Sometimes we forget that Holden is a lot more than just cars – there’s a significant social history as well
Mark Austin is a great example. His family connection to the brand goes back decades. His father, a former stockman, joined the Dandenong assembly line eons ago and stayed for 34 years, eventually becoming Line Foreman.
This gave Mark and his siblings remarkable access – these were very different times – and he recalls several visits to the factory when he was very young.
“Dad would take me and my brothers through the factory and see how cars are made. We’d be there all day, walking through the plant – I was probably about five, so they would have been building the VB Commodore. It was an eye-opener, seeing something that was a bit of steel turning into a car that drives off the assembly line.
At the plant many moons ago. That’s a young Mark and his brother, with Peter Brock and John Harvey
“Dad would bring home cars for a test drive, so I’d be at the front door waiting for him to arrive and he’d take us for a spin around the block. His favourite was probably the VC.
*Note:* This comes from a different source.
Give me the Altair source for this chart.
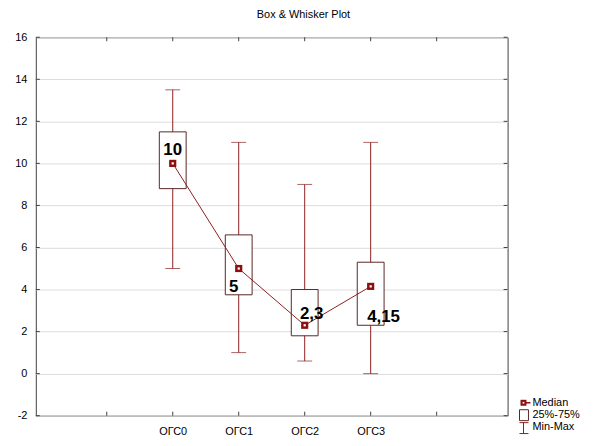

“I remember my brother and I meeting Peter Brock and John Harvey, when I was six. We were proudly wearing our Bathurst T-shirts.”
At the Dandenong factory
Mark is President and co-founder of the SS Club, and has been involved for around five years. “It’s dedicated all the SSs,” he says, “from HQ through to VF. We’ve got 3500 members Australia-wide and close to 1200 in Victoria. We do an annual cruise to Lorne and get 120 or so SSs cruising down the Great Ocean Road. It’s an awesome sight.”
His own car is 1995 VS SS. “It doesn’t come out much – maybe five or six times a year. It’s a project car.” His wife Joanne drives a 2009 VE SS-V.
Mark helps Dad with the Commodore
So how does he view the end of local manufacturing? “It’s quite sad. Making cars is an iconic thing in Australia. To me the Holden name will always live on. They’re built with passion.”